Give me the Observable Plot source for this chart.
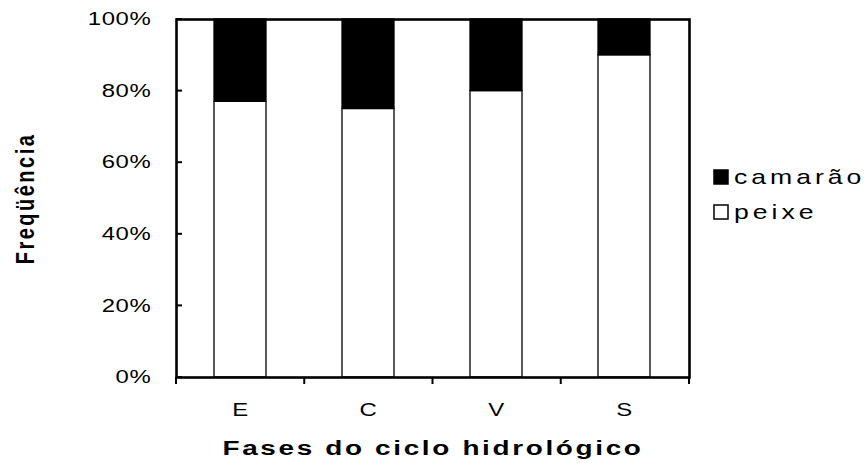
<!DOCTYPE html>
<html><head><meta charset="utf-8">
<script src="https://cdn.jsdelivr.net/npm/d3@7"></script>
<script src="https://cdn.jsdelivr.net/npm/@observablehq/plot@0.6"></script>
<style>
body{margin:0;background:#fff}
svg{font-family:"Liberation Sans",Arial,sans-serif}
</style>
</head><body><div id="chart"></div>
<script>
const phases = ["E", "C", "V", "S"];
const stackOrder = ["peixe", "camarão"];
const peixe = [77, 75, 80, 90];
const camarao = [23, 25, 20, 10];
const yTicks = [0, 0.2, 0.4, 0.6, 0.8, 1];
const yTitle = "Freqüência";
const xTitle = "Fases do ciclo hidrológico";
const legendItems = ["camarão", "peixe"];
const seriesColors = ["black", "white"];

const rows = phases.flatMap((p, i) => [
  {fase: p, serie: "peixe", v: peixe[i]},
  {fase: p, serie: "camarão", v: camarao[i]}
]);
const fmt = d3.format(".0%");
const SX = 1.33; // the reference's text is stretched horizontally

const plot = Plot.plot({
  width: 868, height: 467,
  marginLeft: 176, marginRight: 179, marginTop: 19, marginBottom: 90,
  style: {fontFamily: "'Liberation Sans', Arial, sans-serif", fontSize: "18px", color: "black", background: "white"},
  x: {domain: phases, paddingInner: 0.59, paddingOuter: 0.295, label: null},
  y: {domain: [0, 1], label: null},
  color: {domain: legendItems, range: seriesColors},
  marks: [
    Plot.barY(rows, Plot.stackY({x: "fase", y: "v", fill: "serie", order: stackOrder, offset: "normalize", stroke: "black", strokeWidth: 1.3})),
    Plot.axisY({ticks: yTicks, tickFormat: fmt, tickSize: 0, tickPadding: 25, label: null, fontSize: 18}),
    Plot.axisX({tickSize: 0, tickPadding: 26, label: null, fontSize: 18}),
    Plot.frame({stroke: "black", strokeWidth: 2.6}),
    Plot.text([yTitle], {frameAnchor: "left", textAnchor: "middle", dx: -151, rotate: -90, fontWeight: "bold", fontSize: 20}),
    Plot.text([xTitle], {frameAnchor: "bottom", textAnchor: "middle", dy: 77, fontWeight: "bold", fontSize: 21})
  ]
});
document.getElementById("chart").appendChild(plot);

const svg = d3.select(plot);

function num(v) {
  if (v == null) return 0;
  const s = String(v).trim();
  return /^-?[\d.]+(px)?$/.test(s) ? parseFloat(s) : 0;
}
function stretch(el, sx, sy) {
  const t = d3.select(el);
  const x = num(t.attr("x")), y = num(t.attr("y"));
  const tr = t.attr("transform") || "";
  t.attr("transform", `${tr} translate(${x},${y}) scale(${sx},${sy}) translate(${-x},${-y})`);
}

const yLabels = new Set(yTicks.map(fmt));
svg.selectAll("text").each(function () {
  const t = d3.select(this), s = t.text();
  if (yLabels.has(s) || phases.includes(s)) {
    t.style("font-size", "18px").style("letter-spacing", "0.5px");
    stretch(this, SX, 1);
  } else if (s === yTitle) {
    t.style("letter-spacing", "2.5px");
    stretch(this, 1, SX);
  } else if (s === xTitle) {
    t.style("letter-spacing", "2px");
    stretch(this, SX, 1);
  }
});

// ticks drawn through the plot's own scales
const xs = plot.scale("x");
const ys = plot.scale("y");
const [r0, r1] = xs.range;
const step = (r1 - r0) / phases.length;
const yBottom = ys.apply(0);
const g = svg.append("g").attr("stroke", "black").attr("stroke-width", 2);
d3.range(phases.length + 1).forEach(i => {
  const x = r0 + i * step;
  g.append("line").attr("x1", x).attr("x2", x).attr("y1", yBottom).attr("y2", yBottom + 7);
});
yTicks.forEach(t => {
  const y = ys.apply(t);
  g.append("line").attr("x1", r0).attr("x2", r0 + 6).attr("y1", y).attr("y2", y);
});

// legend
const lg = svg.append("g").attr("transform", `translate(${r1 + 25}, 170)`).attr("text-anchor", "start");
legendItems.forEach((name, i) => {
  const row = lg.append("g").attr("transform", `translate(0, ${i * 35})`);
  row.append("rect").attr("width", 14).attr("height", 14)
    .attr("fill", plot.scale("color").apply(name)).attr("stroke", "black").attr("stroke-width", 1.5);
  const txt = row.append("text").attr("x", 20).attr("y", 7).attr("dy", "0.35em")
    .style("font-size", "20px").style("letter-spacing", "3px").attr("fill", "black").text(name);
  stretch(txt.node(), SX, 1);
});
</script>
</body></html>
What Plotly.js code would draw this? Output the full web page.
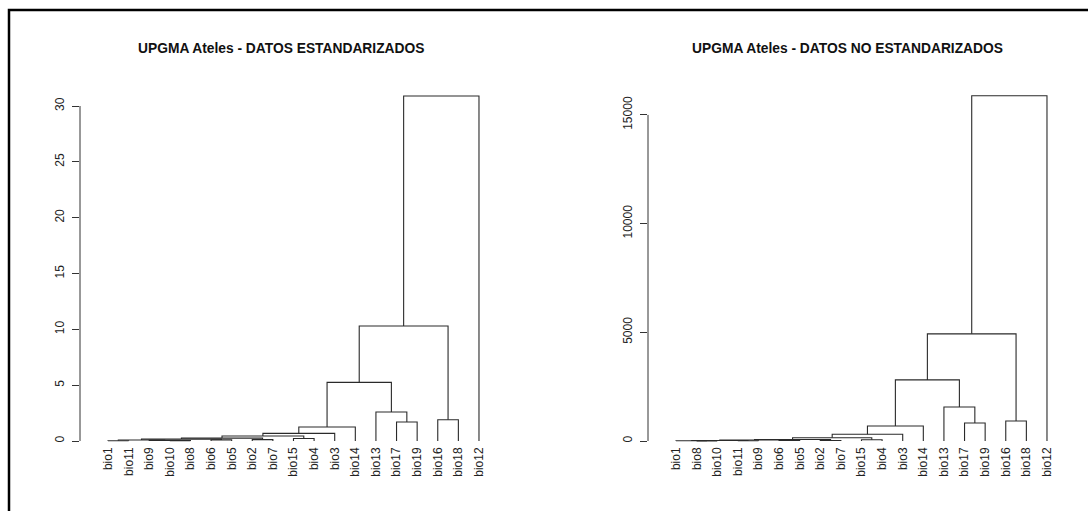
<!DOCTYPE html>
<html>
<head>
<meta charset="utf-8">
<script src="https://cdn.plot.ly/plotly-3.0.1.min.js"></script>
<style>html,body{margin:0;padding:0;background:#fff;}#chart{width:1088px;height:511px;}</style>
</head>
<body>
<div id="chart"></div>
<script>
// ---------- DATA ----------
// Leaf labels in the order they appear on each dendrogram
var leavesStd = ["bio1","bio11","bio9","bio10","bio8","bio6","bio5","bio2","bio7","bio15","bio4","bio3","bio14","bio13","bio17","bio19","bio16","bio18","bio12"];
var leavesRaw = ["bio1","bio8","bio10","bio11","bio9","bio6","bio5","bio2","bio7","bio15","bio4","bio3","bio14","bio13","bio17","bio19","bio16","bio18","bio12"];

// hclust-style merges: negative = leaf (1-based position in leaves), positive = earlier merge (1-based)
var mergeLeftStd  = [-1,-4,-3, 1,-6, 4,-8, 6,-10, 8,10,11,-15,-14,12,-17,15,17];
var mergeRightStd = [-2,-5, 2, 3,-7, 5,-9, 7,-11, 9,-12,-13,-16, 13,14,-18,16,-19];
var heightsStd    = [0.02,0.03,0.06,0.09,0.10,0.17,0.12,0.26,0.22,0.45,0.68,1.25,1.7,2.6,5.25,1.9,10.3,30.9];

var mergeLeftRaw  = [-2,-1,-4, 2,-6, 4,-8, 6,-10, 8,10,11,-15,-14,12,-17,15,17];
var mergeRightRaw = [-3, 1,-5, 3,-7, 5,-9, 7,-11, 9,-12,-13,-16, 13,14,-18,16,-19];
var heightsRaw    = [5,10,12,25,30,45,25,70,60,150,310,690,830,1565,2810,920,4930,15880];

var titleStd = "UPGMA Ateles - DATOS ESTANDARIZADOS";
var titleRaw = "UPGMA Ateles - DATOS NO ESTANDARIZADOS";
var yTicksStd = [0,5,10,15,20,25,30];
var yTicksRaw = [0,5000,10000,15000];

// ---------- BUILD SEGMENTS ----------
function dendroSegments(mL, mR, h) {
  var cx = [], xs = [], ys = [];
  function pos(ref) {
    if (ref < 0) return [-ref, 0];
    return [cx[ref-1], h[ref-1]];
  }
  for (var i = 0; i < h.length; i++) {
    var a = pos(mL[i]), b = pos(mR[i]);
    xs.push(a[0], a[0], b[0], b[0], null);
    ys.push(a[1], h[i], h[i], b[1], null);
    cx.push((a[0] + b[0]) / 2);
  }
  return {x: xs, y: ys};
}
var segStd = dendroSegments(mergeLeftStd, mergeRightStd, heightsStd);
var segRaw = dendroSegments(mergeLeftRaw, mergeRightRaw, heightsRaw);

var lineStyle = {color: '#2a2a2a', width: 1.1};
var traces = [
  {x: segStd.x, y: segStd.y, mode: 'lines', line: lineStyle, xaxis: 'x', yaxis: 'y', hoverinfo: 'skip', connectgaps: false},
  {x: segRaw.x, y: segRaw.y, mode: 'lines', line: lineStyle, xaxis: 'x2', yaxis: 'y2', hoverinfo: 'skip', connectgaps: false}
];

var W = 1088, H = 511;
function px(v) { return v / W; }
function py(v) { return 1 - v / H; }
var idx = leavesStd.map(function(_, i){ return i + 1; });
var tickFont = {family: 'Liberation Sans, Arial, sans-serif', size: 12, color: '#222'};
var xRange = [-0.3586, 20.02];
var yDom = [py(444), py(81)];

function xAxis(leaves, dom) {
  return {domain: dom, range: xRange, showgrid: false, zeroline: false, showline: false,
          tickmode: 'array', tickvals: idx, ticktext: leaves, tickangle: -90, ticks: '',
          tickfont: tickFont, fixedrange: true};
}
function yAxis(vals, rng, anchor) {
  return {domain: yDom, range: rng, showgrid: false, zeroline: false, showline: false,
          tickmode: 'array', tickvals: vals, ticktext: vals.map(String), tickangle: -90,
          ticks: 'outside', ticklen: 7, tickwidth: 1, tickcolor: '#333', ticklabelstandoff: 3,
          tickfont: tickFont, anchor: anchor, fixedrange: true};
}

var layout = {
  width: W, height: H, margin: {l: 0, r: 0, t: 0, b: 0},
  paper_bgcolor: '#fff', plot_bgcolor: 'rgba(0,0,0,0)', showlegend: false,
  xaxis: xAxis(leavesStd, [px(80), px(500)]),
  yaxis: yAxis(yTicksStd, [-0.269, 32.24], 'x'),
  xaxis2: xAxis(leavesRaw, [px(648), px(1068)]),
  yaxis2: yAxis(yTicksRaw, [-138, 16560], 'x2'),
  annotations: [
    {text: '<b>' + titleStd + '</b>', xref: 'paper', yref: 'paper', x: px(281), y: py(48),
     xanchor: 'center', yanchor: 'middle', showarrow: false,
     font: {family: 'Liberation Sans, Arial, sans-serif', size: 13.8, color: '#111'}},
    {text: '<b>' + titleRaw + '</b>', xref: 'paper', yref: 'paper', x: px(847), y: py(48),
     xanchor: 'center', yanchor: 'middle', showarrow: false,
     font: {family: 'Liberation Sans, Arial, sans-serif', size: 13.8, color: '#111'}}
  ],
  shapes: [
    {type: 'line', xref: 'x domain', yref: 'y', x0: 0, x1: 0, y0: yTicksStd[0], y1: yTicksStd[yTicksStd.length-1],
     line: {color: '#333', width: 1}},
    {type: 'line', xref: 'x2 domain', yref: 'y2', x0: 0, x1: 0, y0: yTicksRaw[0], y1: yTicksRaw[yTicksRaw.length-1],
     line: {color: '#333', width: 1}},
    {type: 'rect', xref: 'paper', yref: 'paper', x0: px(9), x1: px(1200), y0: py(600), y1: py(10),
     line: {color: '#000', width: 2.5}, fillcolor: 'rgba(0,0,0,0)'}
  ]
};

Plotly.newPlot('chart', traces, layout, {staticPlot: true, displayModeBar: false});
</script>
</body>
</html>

### WORK REQUIRED
Reproduce only the lines from the beginning of the data through the line that contains "const SX = 1.33;", both included, and please drop the pictures.

### THE RESULT
Give me the Observable Plot source for this chart.
<!DOCTYPE html>
<html><head><meta charset="utf-8">
<script src="https://cdn.jsdelivr.net/npm/d3@7"></script>
<script src="https://cdn.jsdelivr.net/npm/@observablehq/plot@0.6"></script>
<style>
body{margin:0;background:#fff}
svg{font-family:"Liberation Sans",Arial,sans-serif}
</style>
</head><body><div id="chart"></div>
<script>
const phases = ["E", "C", "V", "S"];
const stackOrder = ["peixe", "camarão"];
const peixe = [77, 75, 80, 90];
const camarao = [23, 25, 20, 10];
const yTicks = [0, 0.2, 0.4, 0.6, 0.8, 1];
const yTitle = "Freqüência";
const xTitle = "Fases do ciclo hidrológico";
const legendItems = ["camarão", "peixe"];
const seriesColors = ["black", "white"];

const rows = phases.flatMap((p, i) => [
  {fase: p, serie: "peixe", v: peixe[i]},
  {fase: p, serie: "camarão", v: camarao[i]}
]);
const fmt = d3.format(".0%");
const SX = 1.33; // the reference's text is stretched horizontally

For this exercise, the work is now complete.